When you apply this process you stop firefighting. Your team moves faster. Your role becomes clearer. And the business feels less reactive and more scalable.
A real shift
One CEO I worked with had grown his company into the mid-eight figures. Still, every deal, decision, handoff, and hire ran through him..
We applied the 3Cs. First we identified where he was still too close. Then we restructured roles, rebuilt meetings, and mapped decisions.
Within 120 days, he had removed himself from 70 percent of what used to hit his desk. And results didn’t dip. They improved. Why? Because the team finally had clarity. He didn’t lose control. He gained capacity.
What to do right now
If growth is slowing under the weight of your involvement, start here.
- Audit your bottlenecks. Where are you inserted that you don’t need to be?
- Shift one. Clarify, chart, and co-align around one issue this week.
- Build the rhythm. Use the 3Cs in weekly meetings and check-ins.
- Step back with structure. When you lead with clarity, your team leads with confidence.

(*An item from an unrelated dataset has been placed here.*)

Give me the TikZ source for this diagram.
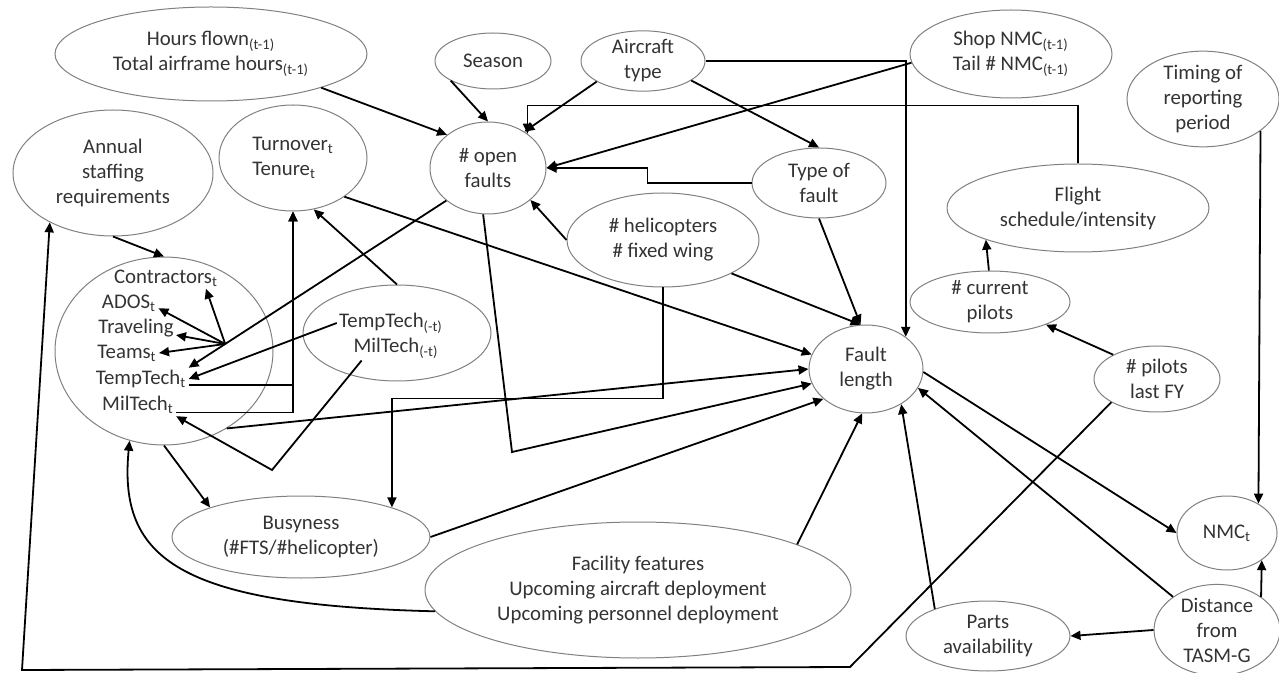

You can’t scale a business without scaling leadership
You can’t transform a business from one stage to the next unless leadership transforms first. You can’t think, plan, or execute differently if you’re still leading the same way.
That’s why the 3Cs matter. They’re not just a framework for your team. They’re a leadership system for you. They help you lead through your team, not around them. They allow you to create systems that scale with clarity. And they help you stop being the bottleneck so the business and your leadership can move forward.